Write every line out verbatim and omit the pictures.

-- begin --

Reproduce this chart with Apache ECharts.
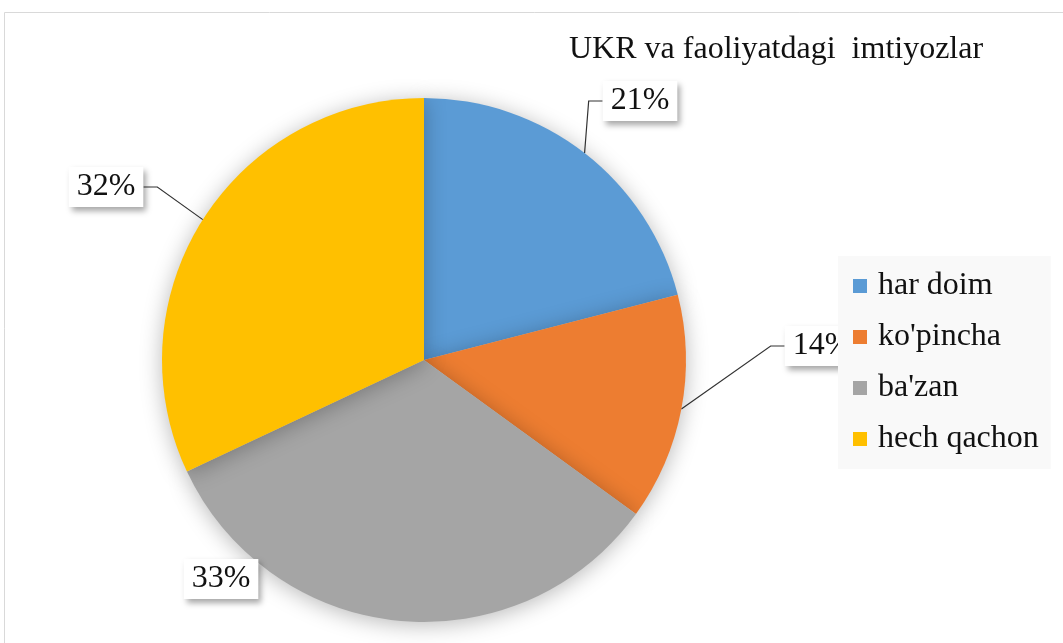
<!DOCTYPE html>
<html>
<head>
<meta charset="utf-8">
<script src="https://cdn.jsdelivr.net/npm/echarts@6/dist/echarts.min.js"></script>
<style>html,body{margin:0;padding:0;background:#fff}#c{width:1063px;height:643px}</style>
</head>
<body>
<div id="c"></div>
<script>
const titleText = 'UKR va faoliyatdagi  imtiyozlar';
const categories = ['har doim', "ko'pincha", "ba'zan", 'hech qachon'];
const values = [21, 14, 33, 32];
const colors = ['#5B9BD5', '#ED7D31', '#A5A5A5', '#FFC000'];

const FONT = '"Liberation Serif", "Times New Roman", serif';
// label centres (layout only)
const labelSpots = [[640, 101], [822, 346], [221, 579], [106, 187]];

const chart = echarts.init(document.getElementById('c'), null, {renderer: 'canvas'});
chart.setOption({
  backgroundColor: '#fff',
  animation: false,
  graphic: [{
    type: 'rect', silent: true, z: -10,
    shape: {x: 4.5, y: 12.5, width: 1080, height: 660},
    style: {fill: '#fff', stroke: '#d9d9d9', lineWidth: 1}
  }],
  title: {
    text: titleText, left: 564, top: 29,
    textStyle: {fontFamily: FONT, fontSize: 32, fontWeight: 'normal', color: '#111'}
  },
  legend: {
    orient: 'vertical', left: 838, top: 256,
    backgroundColor: '#f9f9f9',
    padding: [14, 12, 14, 15],
    itemWidth: 14, itemHeight: 14, itemGap: 19, icon: 'rect',
    textStyle: {fontFamily: FONT, fontSize: 32, color: '#111', padding: [0, 0, 0, 6]},
    data: categories
  },
  series: [{
    type: 'pie',
    center: [424, 360],
    radius: 262,
    startAngle: 90,
    clockwise: true,
    data: categories.map((c, i) => ({
      name: c, value: values[i], itemStyle: {color: colors[i]},
      labelLine: {show: i !== 2}
    })),
    itemStyle: {shadowBlur: 22, shadowColor: 'rgba(0,0,0,0.28)', shadowOffsetY: 3},
    label: {
      show: true, position: 'outside',
      formatter: p => p.value + '%',
      fontFamily: FONT, fontSize: 32, color: '#111',
      backgroundColor: '#fff', padding: [5, 8, 3, 8],
      shadowBlur: 6, shadowOffsetX: 3, shadowOffsetY: 4, shadowColor: 'rgba(0,0,0,0.35)'
    },
    labelLine: {show: true, length: 20, length2: 14, lineStyle: {color: '#333', width: 1.2}, smooth: false},
    labelLayout: function (params) {
      const s = labelSpots[params.dataIndex];
      return {x: s[0], y: s[1], align: 'center', verticalAlign: 'middle'};
    }
  }]
});
</script>
</body>
</html>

-- end --

ANSWER TO THE EXERCISE:
Reproduce this chart with Apache ECharts.
<!DOCTYPE html>
<html>
<head>
<meta charset="utf-8">
<script src="https://cdn.jsdelivr.net/npm/echarts@6/dist/echarts.min.js"></script>
<style>html,body{margin:0;padding:0;background:#fff}#c{width:1063px;height:643px}</style>
</head>
<body>
<div id="c"></div>
<script>
const titleText = 'UKR va faoliyatdagi  imtiyozlar';
const categories = ['har doim', "ko'pincha", "ba'zan", 'hech qachon'];
const values = [21, 14, 33, 32];
const colors = ['#5B9BD5', '#ED7D31', '#A5A5A5', '#FFC000'];

const FONT = '"Liberation Serif", "Times New Roman", serif';
// label centres (layout only)
const labelSpots = [[640, 101], [822, 346], [221, 579], [106, 187]];

const chart = echarts.init(document.getElementById('c'), null, {renderer: 'canvas'});
chart.setOption({
  backgroundColor: '#fff',
  animation: false,
  graphic: [{
    type: 'rect', silent: true, z: -10,
    shape: {x: 4.5, y: 12.5, width: 1080, height: 660},
    style: {fill: '#fff', stroke: '#d9d9d9', lineWidth: 1}
  }],
  title: {
    text: titleText, left: 564, top: 29,
    textStyle: {fontFamily: FONT, fontSize: 32, fontWeight: 'normal', color: '#111'}
  },
  legend: {
    orient: 'vertical', left: 838, top: 256,
    backgroundColor: '#f9f9f9',
    padding: [14, 12, 14, 15],
    itemWidth: 14, itemHeight: 14, itemGap: 19, icon: 'rect',
    textStyle: {fontFamily: FONT, fontSize: 32, color: '#111', padding: [0, 0, 0, 6]},
    data: categories
  },
  series: [{
    type: 'pie',
    center: [424, 360],
    radius: 262,
    startAngle: 90,
    clockwise: true,
    data: categories.map((c, i) => ({
      name: c, value: values[i], itemStyle: {color: colors[i]},
      labelLine: {show: i !== 2}
    })),
    itemStyle: {shadowBlur: 22, shadowColor: 'rgba(0,0,0,0.28)', shadowOffsetY: 3},
    label: {
      show: true, position: 'outside',
      formatter: p => p.value + '%',
      fontFamily: FONT, fontSize: 32, color: '#111',
      backgroundColor: '#fff', padding: [5, 8, 3, 8],
      shadowBlur: 6, shadowOffsetX: 3, shadowOffsetY: 4, shadowColor: 'rgba(0,0,0,0.35)'
    },
    labelLine: {show: true, length: 20, length2: 14, lineStyle: {color: '#333', width: 1.2}, smooth: false},
    labelLayout: function (params) {
      const s = labelSpots[params.dataIndex];
      return {x: s[0], y: s[1], align: 'center', verticalAlign: 'middle'};
    }
  }]
});
</script>
</body>
</html>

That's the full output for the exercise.